Bisnis.com, JAKARTA - Mata uang yen menguat ke level tertinggi sejak November 2016 akibat meningkatnya permintaan terhadap aset safe haven menjelang debat kandidat calon Presiden Prancis dan merosotnya imbal hasil obligasi pemerintah AS.
Pada perdagangan Selasa (4/4) pukul 16:18 WIB, mata uang yen naik 0,33% menjadi 110,52 per dolar AS. Ini merupakan level tertinggi sejak 17 November 2016, di mana JPY/USD berada di posisi 110,12.
Shigeki Yoshitoshi, head of Japan foreign-exchange and commodities sales Australia & New Zealand (ANZ) Bank Group Ltd., di Tokyo, menyampaikan yen mengalami penguatan terhadap seluruh mata uang utama akibat meningkatnya pembelian investor terhadap aset safe haven atau lindung nilai.
Faktor utama yang menimbulkan kecemasan ialah meningkatnya dukungan suara untuk capres Prancis yang anti Uni Eropa, yakni Marine Le Pen. Kelima capres Prancis melaksanakan debat pada Selasa (4/4).
Menurut data Ifop Daily Poll pada Senin (3/4), dua calon yang paling diunggulkan, yakni Emmanuel Macron dan Le Pen masing-masing mendapatkan suara sementara sebesar 26% dan 25,5%.
"Investor beralih ke aset lindung nilai setelah jajak pendapat menunjukkan peningkatan suara untuk Le Pen, sehingga yen menghijau," ujarnya seperti dikutip dari Bloomberg, Selasa (4/4/2017).
Baca Juga
Meningkatnya permintaan yen juga disebabkan merosotnya imbal hasil obligasi pemerintah AS jangka waktu 10 tahun (US 10-year rate) pada Senin (3/4) sebesar 2,32%. Ini merupakan level terendah sejak Februari 2017.
Merosotnya imbal hasil seolah mengabaikan data manufaktur AS yang cukup apik. Data ISM Manufacturing PMI periode Maret 2017 sebesar 57,2%, turun sedikit dari bulan sebelumnya senilai 57,7%.
Sean Callow, senior strategist Westpac Banking Corp., di Sydney, menambahkan pergerakan USD/JPY biasanya paling sensitif terhadap pergerakan sentimen soal suku bunga AS dan yield treasury 10 tahun.

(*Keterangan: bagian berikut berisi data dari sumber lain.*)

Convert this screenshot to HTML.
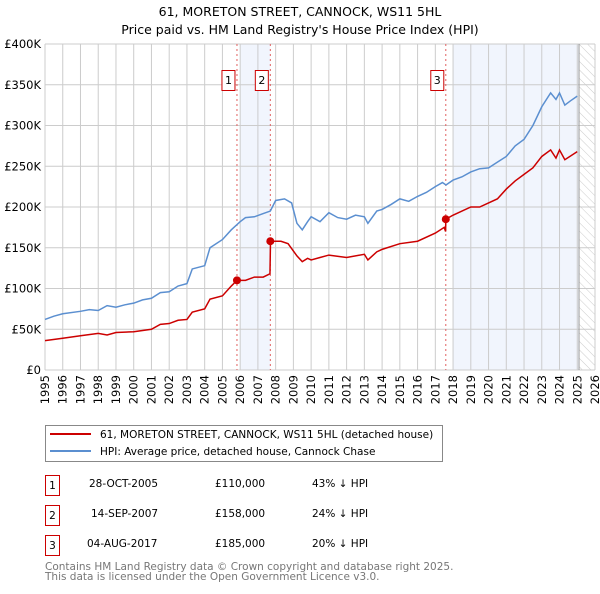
<!DOCTYPE html>
<html><head><meta charset="utf-8"><style>
body{margin:0;background:#fff;font-family:"DejaVu Sans","Liberation Sans",sans-serif;}
svg text{font-family:"DejaVu Sans","Liberation Sans",sans-serif;}
</style></head><body>
<svg id="chart" width="600" height="590" viewBox="0 0 600 590" xmlns="http://www.w3.org/2000/svg">
<defs><pattern id="hatch" width="6" height="6" patternUnits="userSpaceOnUse" patternTransform="rotate(-45)"><line x1="0" y1="0" x2="0" y2="6" stroke="#ccc" stroke-width="1"/></pattern></defs>
<text x="300" y="16" text-anchor="middle" font-size="12.5">61, MORETON STREET, CANNOCK, WS11 5HL</text>
<text x="300" y="34" text-anchor="middle" font-size="12.5">Price paid vs. HM Land Registry's House Price Index (HPI)</text>
<g id="plot"></g>
<g>
<rect x="45.5" y="425.5" width="397" height="36" fill="#fff" stroke="#888"/>
<line x1="50" y1="434" x2="91" y2="434" stroke="#cc0000" stroke-width="2"/>
<text x="100" y="438" font-size="10.5">61, MORETON STREET, CANNOCK, WS11 5HL (detached house)</text>
<line x1="50" y1="451" x2="91" y2="451" stroke="#5b8fd0" stroke-width="2"/>
<text x="100" y="455" font-size="10.5">HPI: Average price, detached house, Cannock Chase</text>
</g>
<g font-size="10.5">
<rect x="45.5" y="475.5" width="14" height="20" fill="none" stroke="#cc0000"/><text x="52.5" y="489" text-anchor="middle">1</text>
<text x="89" y="487">28-OCT-2005</text><text x="215" y="487">£110,000</text><text x="312" y="487">43% ↓ HPI</text>
<rect x="45.5" y="505.5" width="14" height="20" fill="none" stroke="#cc0000"/><text x="52.5" y="519" text-anchor="middle">2</text>
<text x="91" y="517">14-SEP-2007</text><text x="215" y="517">£158,000</text><text x="312" y="517">24% ↓ HPI</text>
<rect x="45.5" y="535.5" width="14" height="20" fill="none" stroke="#cc0000"/><text x="52.5" y="549" text-anchor="middle">3</text>
<text x="87" y="547">04-AUG-2017</text><text x="215" y="547">£185,000</text><text x="312" y="547">20% ↓ HPI</text>
</g>
<text x="45" y="570" font-size="10.5" fill="#777">Contains HM Land Registry data © Crown copyright and database right 2025.</text>
<text x="45" y="580" font-size="10.5" fill="#777">This data is licensed under the Open Government Licence v3.0.</text>
</svg>
<script>
const hpiYears=[1995,1995.5,1996,1997,1997.5,1998,1998.5,1999,1999.5,2000,2000.5,2001,2001.5,2002,2002.5,2003,2003.3,2004,2004.3,2005,2005.5,2006,2006.3,2006.8,2007.3,2007.7,2008,2008.5,2008.9,2009.2,2009.5,2009.8,2010,2010.5,2011,2011.5,2012,2012.5,2013,2013.2,2013.7,2014,2014.5,2015,2015.5,2016,2016.5,2017,2017.4,2017.6,2018,2018.5,2019,2019.5,2020,2020.5,2021,2021.5,2022,2022.5,2023,2023.5,2023.8,2024,2024.3,2024.6,2025];
const hpiValues=[62,66,69,72,74,73,79,77,80,82,86,88,95,96,103,106,124,128,150,160,172,182,187,188,192,195,208,210,205,180,172,182,188,182,193,187,185,190,188,180,195,197,203,210,207,213,218,225,230,227,233,237,243,247,248,255,262,275,283,300,323,340,332,340,325,330,336];
const priceYears=[1995,1996,1997,1998,1998.5,1999,2000,2001,2001.5,2002,2002.5,2003,2003.3,2004,2004.3,2005,2005.5,2005.82,2006.3,2006.8,2007.3,2007.68,2007.71,2008.3,2008.7,2009.2,2009.5,2009.8,2010,2010.5,2011,2012,2013,2013.2,2013.7,2014,2015,2016,2017,2017.5,2017.58,2017.59,2018,2019,2019.5,2020,2020.5,2021,2021.5,2022,2022.5,2023,2023.5,2023.8,2024,2024.3,2025];
const priceValues=[36,39,42,45,43,46,47,50,56,57,61,62,71,75,87,91,103,110,110,114,114,118,158,158,155,140,133,137,135,138,141,138,142,135,145,148,155,158,168,175,170,185,190,200,200,205,210,222,232,240,248,262,270,260,270,258,268];
const saleYears=[2005.82,2007.70,2017.59];
const saleValues=[110,158,185];
const saleLabels=["1","2","3"];
const yTicks=[0,50,100,150,200,250,300,350,400];
const yTickLabels=["£0","£50K","£100K","£150K","£200K","£250K","£300K","£350K","£400K"];
const xTicks=[1995,1996,1997,1998,1999,2000,2001,2002,2003,2004,2005,2006,2007,2008,2009,2010,2011,2012,2013,2014,2015,2016,2017,2018,2019,2020,2021,2022,2023,2024,2025,2026];

const X0=45,X1=595,Y0=370,Y1=44;
const x=y=>X0+(y-1995)/(2026-1995)*(X1-X0);
const yv=v=>Y0-v/400*(Y0-Y1);
const NS="http://www.w3.org/2000/svg";
const g=document.getElementById('plot');
function mk(t,a,p){const e=document.createElementNS(NS,t);for(const k in a)e.setAttribute(k,a[k]);(p||g).appendChild(e);return e;}

let s1=mk('rect',{x:x(2006),y:Y1,width:x(2007.7)-x(2006),height:Y0-Y1,fill:'#eef3fc',opacity:0.8});


let s2=mk('rect',{x:x(2018),y:Y1,width:x(2025.1)-x(2018),height:Y0-Y1,fill:'#eef3fc',opacity:0.8});


let hz=mk('rect',{x:x(2025.1),y:Y1,width:X1-x(2025.1),height:Y0-Y1,fill:'url(#hatch)'});



xTicks.forEach(t=>{
  const l=mk('line',{x1:x(t),x2:x(t),y1:Y1,y2:Y0,stroke:'#ccc','stroke-width':1});
  
  
  const tx=mk('text',{x:x(t)+4,y:Y0+5,'font-size':11.5,'text-anchor':'end',transform:`rotate(-90 ${x(t)+4} ${Y0+5})`});
  tx.textContent=t;
  
  
});
yTicks.forEach((t,i)=>{
  const l=mk('line',{x1:X0,x2:X1,y1:yv(t),y2:yv(t),stroke:'#ccc','stroke-width':1});
  
  
  const tx=mk('text',{x:X0-4,y:yv(t)+4,'font-size':11.5,'text-anchor':'end'});
  tx.textContent=yTickLabels[i];
  
  
});
let ev=mk('line',{x1:x(2025.1),x2:x(2025.1),y1:Y1,y2:Y0,stroke:'#999','stroke-width':1});



saleYears.forEach((s,i)=>{
  const l=mk('line',{x1:x(s),x2:x(s),y1:Y1,y2:Y0,stroke:'#e06060','stroke-width':1,'stroke-dasharray':'2,3'});
  
  
  const b=mk('rect',{x:x(s)-15,y:70.5,width:13,height:20,fill:'#fff',stroke:'#cc0000'});
  
  
  const t=mk('text',{x:x(s)-8.5,y:84,'font-size':11,'text-anchor':'middle'});
  t.textContent=saleLabels[i];
  
  
});

const hp=mk('polyline',{points:hpiYears.map((t,i)=>x(t)+','+yv(hpiValues[i])).join(' '),fill:'none',stroke:'#5b8fd0','stroke-width':1.5});


const pp=mk('polyline',{points:priceYears.map((t,i)=>x(t)+','+yv(priceValues[i])).join(' '),fill:'none',stroke:'#cc0000','stroke-width':1.5});


saleYears.forEach((s,i)=>{
  const c=mk('circle',{cx:x(s),cy:yv(saleValues[i]),r:4,fill:'#cc0000'});
  
  
});
</script>
</body></html>
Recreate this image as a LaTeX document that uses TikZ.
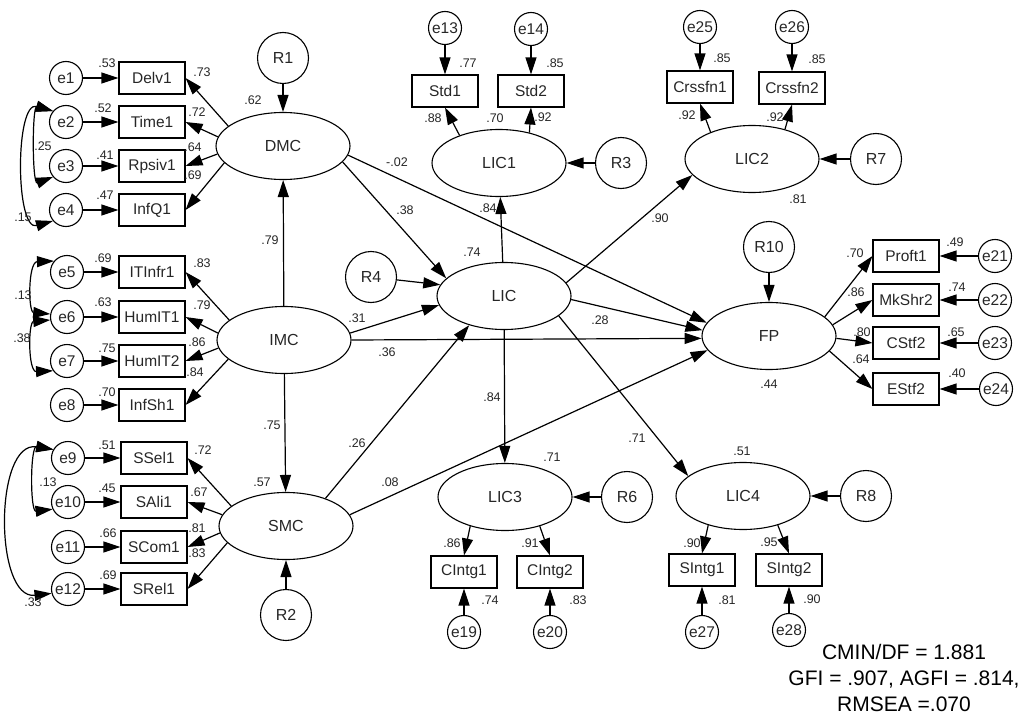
\documentclass[tikz,border=0pt]{standalone}
\usepackage{fontspec}
\setmainfont{Liberation Sans}
\usetikzlibrary{arrows.meta,shapes}
\tikzstyle{latent}=[ellipse,draw,line width=1.1pt,minimum width=134pt,minimum height=67pt,inner sep=0pt,text=black!85,font=\fontsize{16}{18}\selectfont]
\tikzstyle{observed}=[rectangle,draw,line width=1.1pt,minimum width=66pt,minimum height=32pt,inner sep=0pt,text=black!85,font=\fontsize{15.5}{18}\selectfont]
\tikzstyle{errvertex}=[circle,draw,line width=1.1pt,minimum size=33pt,inner sep=0pt,text=black!85,font=\fontsize{15.5}{18}\selectfont]
\tikzstyle{resvertex}=[circle,draw,line width=1.1pt,minimum size=51pt,inner sep=0pt,text=black!85,font=\fontsize{16}{18}\selectfont]
\tikzstyle{arrowedge}=[draw,line width=1.2pt,-{Triangle[length=17pt,width=11pt]}]
\tikzstyle{covedge}=[draw,line width=1.2pt,{Triangle[length=17pt,width=11pt]}-{Triangle[length=17pt,width=11pt]}]
\tikzstyle{weight}=[inner sep=0pt,text=black!85,font=\fontsize{12.5}{14}\selectfont]

\begin{document}
\begin{tikzpicture}[x=1pt,y=-1pt]
    \useasboundingbox (0,0) rectangle (1031,717);
    % latent variables
    \foreach \pos/\name in {{(283,146)/DMC}, {(284,340)/IMC}, {(286,526)/SMC}, {(504,296)/LIC}, {(499,163)/LIC1}, {(752,159)/LIC2}, {(769,336)/FP}, {(505,497)/LIC3}, {(743,496)/LIC4}}
        \node[latent] (\name) at \pos {\name};
    % disturbances
    \foreach \pos/\name in {{(283,58)/R1}, {(286,615)/R2}, {(621,163)/R3}, {(371,277)/R4}, {(876,159)/R7}, {(769,247)/R10}, {(627,497)/R6}, {(866,496)/R8}}
        \node[resvertex] (\name) at \pos {\name};
    % indicators
    \foreach \pos/\name in {{(152,78)/Delv1}, {(152,122)/Time1}, {(152,166)/Rpsiv1}, {(152,210)/InfQ1},
        {(152,272)/ITInfr1}, {(152,317)/HumIT1}, {(152,361)/HumIT2}, {(152,405)/InfSh1},
        {(154,458)/SSel1}, {(154,502)/SAli1}, {(154,547)/SCom1}, {(154,589)/SRel1},
        {(445,91)/Std1}, {(531,91)/Std2}, {(700,87)/Crssfn1}, {(792,88)/Crssfn2},
        {(906,256)/Proft1}, {(906,300)/MkShr2}, {(906,343)/CStf2}, {(906,389)/EStf2},
        {(464,572)/CIntg1}, {(550,572)/CIntg2}, {(702,570)/SIntg1}, {(789,570)/SIntg2}}
        \node[observed] (\name) at \pos {\name};
    % error terms
    \foreach \pos/\name in {{(66,78)/e1}, {(66,122)/e2}, {(66,166)/e3}, {(66,210)/e4},
        {(67,272)/e5}, {(67,317)/e6}, {(67,361)/e7}, {(67,405)/e8},
        {(68,458)/e9}, {(68,502)/e10}, {(68,547)/e11}, {(68,589)/e12},
        {(445,28)/e13}, {(531,29)/e14}, {(700,27)/e25}, {(792,27)/e26},
        {(995,256)/e21}, {(995,300)/e22}, {(995,343)/e23}, {(996,389)/e24},
        {(464,632)/e19}, {(550,632)/e20}, {(702,632)/e27}, {(789,630)/e28}}
        \node[errvertex] (\name) at \pos {\name};

    % error and disturbance paths
    \foreach \source/\dest in {e1/Delv1, e2/Time1, e3/Rpsiv1, e4/InfQ1, e5/ITInfr1, e6/HumIT1, e7/HumIT2, e8/InfSh1,
        e9/SSel1, e10/SAli1, e11/SCom1, e12/SRel1, e13/Std1, e14/Std2, e25/Crssfn1, e26/Crssfn2,
        e21/Proft1, e22/MkShr2, e23/CStf2, e24/EStf2, e19/CIntg1, e20/CIntg2, e27/SIntg1, e28/SIntg2,
        R1/DMC, R2/SMC, R3/LIC1, R7/LIC2, R10/FP, R6/LIC3, R8/LIC4, R4/LIC.170}
        \path[arrowedge] (\source) -- (\dest);

    % loadings
    \foreach \source/\dest in {DMC.160/Delv1.east, DMC.172/Time1.east, DMC.187/Rpsiv1.east, DMC.196/InfQ1.east,
        IMC.160/ITInfr1.east, IMC.174/HumIT1.east, IMC.187/HumIT2.east, IMC.199/InfSh1.east,
        SMC.160/SSel1.east, SMC.170/SAli1.east, SMC.186/SCom1.east, SMC.196/SRel1.east,
        LIC1.145/Std1.south, LIC1.45/Std2.south, LIC2.147/Crssfn1.south, LIC2.42/Crssfn2.south,
        FP.19/Proft1.west, FP.10/MkShr2.west, FP.358/CStf2.west, FP.346/EStf2.west,
        LIC3.220/CIntg1.north, LIC3.320/CIntg2.north, LIC4.220/SIntg1.north, LIC4.320/SIntg2.north}
        \path[arrowedge] (\source) -- (\dest);

    % structural paths
    \foreach \source/\dest in {IMC/DMC, IMC/SMC, DMC.345/LIC.163, DMC.352/FP.168, IMC.6/LIC.188, IMC.east/FP.182,
        SMC.35/LIC.220, SMC.10/FP.193, LIC/LIC1, LIC/LIC3, LIC.12/LIC2.195, LIC.340/LIC4.160, LIC.357/FP.175}
        \path[arrowedge] (\source) -- (\dest);

    % covariances
    \path[covedge] (e2.140) .. controls (32,105) and (32,185) .. (e3.220);
    \path[covedge] (e2.140) .. controls (15,100) and (15,232) .. (e4.220);
    \path[covedge] (e5.140) .. controls (28,262) and (28,312) .. (e6.170);
    \path[covedge] (e6.190) .. controls (28,322) and (28,372) .. (e7.215);
    \path[covedge] (e9.150) .. controls (30,445) and (30,512) .. (e10.205);
    \path[covedge] (e9.150) .. controls (-6,440) and (-6,600) .. (e12.195);

    % estimates
    \foreach \pos/\val [count=\i] in {(107,63)/.53, (103,108)/.52, (105,155)/.41, (105,195)/.47,
        (202,72)/.73, (197,112)/.72, (193,147)/.64, (193,175)/.69, (43,146)/.25, (23,217)/.15, (253,100)/.62,
        (103,258)/.69, (103,302)/.63, (107,348)/.75, (107,392)/.70,
        (202,263)/.83, (202,305)/.79, (197,342)/.86, (195,372)/.84, (23,295)/.13, (22,338)/.38,
        (107,445)/.51, (107,488)/.45, (108,533)/.66, (108,575)/.69,
        (203,450)/.72, (199,492)/.67, (197,528)/.81, (197,553)/.83, (48,482)/.13, (33,602)/.33, (262,482)/.57,
        (270,240)/.79, (272,425)/.75, (405,210)/.38, (397,162)/-.02, (357,318)/.31, (387,352)/.36,
        (472,252)/.74, (600,320)/.28, (492,397)/.84, (488,208)/.84, (660,218)/.90,
        (357,443)/.26, (390,482)/.08, (637,438)/.71,
        (468,63)/.77, (555,63)/.85, (433,118)/.88, (495,118)/.70, (543,117)/.92,
        (722,58)/.85, (817,59)/.85, (687,115)/.92, (775,117)/.92, (798,199)/.81,
        (855,253)/.70, (856,292)/.86, (862,332)/.80, (861,359)/.64, (769,384)/.44,
        (955,242)/.49, (957,287)/.74, (956,332)/.65, (957,373)/.40,
        (552,457)/.71, (452,543)/.86, (530,543)/.91, (490,600)/.74, (578,600)/.83,
        (742,451)/.51, (692,543)/.90, (769,542)/.95, (727,600)/.81, (812,599)/.90}
        \node[weight] (w\i) at \pos {\val};

    % fit indices
    \node[align=center,inner sep=0pt,font=\fontsize{21}{26}\selectfont] (fit) at (904,678)
        {CMIN/DF = 1.881\\ GFI = .907, AGFI = .814,\\ RMSEA =.070};
\end{tikzpicture}
\end{document}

"Fakta penurunan yield di tengah solidnya data ISM menimbulkan kekecewaan bagi yang mencapi momen rebound USD/JPY pada awal tahun fiskal Jepang," paparnya.
Nordine Naam, analis perusahaan investasi Natixis, memaparkan penguatan yen tidak lepas dari pelemahan dolar AS seiring dengan kebijakan proteksionis Presiden Donald Trump dan penurunan treasury yield 10.
Di sisi lain, pasar mulai meragukan kemampuan sang presiden anyar dalam merelisasikan janji-janjinya saat kampanye. Pasalnya, parlemen menolak usulan Rancangan Undang-Undang (RUU) Kesehatan yang diusung Trump dan Partai Republik.
Dalam jangka pendek dan menengah, nilai tukar USD/JPY akan ditentukan oleh US 10-year rate. Jika yield gagal menembus level 2,6% dan kembali ke 2,3%, maka yen akan stabil di posisi 110 per dolar AS.
Menurut Naam, imbal hasil obligasi pemerintah AS akan kembali meningkat seiring dengan lancarnya rencana stimulus Trump dalam rapat kongres pada kuartal II/2017. Selanjutnya, penaikkan kembali Fed Fund Rate (FFR) membuat dolar AS mengalami penguatan dan menekan sejumlah mata uang utama lainnya.
Federal Reserve diproyeksikan melakukan pengerekan suku bunga tiga kali masing-masing sebesar 25 basis poin pada tahun ini. Sementara pada 2018, peluang pengerekan suku bunga lanjutan masih cukup terbuka. "Sampai 2018 ada kemungkinan kenaikan FFR sebanyak 6 kali," paparnya.
Naam memprediksi indeks dolar AS dapat semakin meningkat menuju 101,9 pada akhir tahun 2017. Dalam waktu yang sama, yen terjerembab ke posisi 119 per dolar AS.
Shin Kadota, senior strategist Barclays di Tokyo, menambahkan investor juga beralih kepada aset haven menjelang pertemuan antara Presiden Trump dan Presiden China, serta peristiwa bom bunuh diri di St. Petersburg, Rusia.
Pertemuan antara Trump dengan Presiden China Xi Jinping akan berlangsung pekan ini pada 6-7 April 2017 di Florida. Ini akan menjadi pertemuan tatap muka pertama keduanya sejak Trump resmi menjabat pada 20 Januari.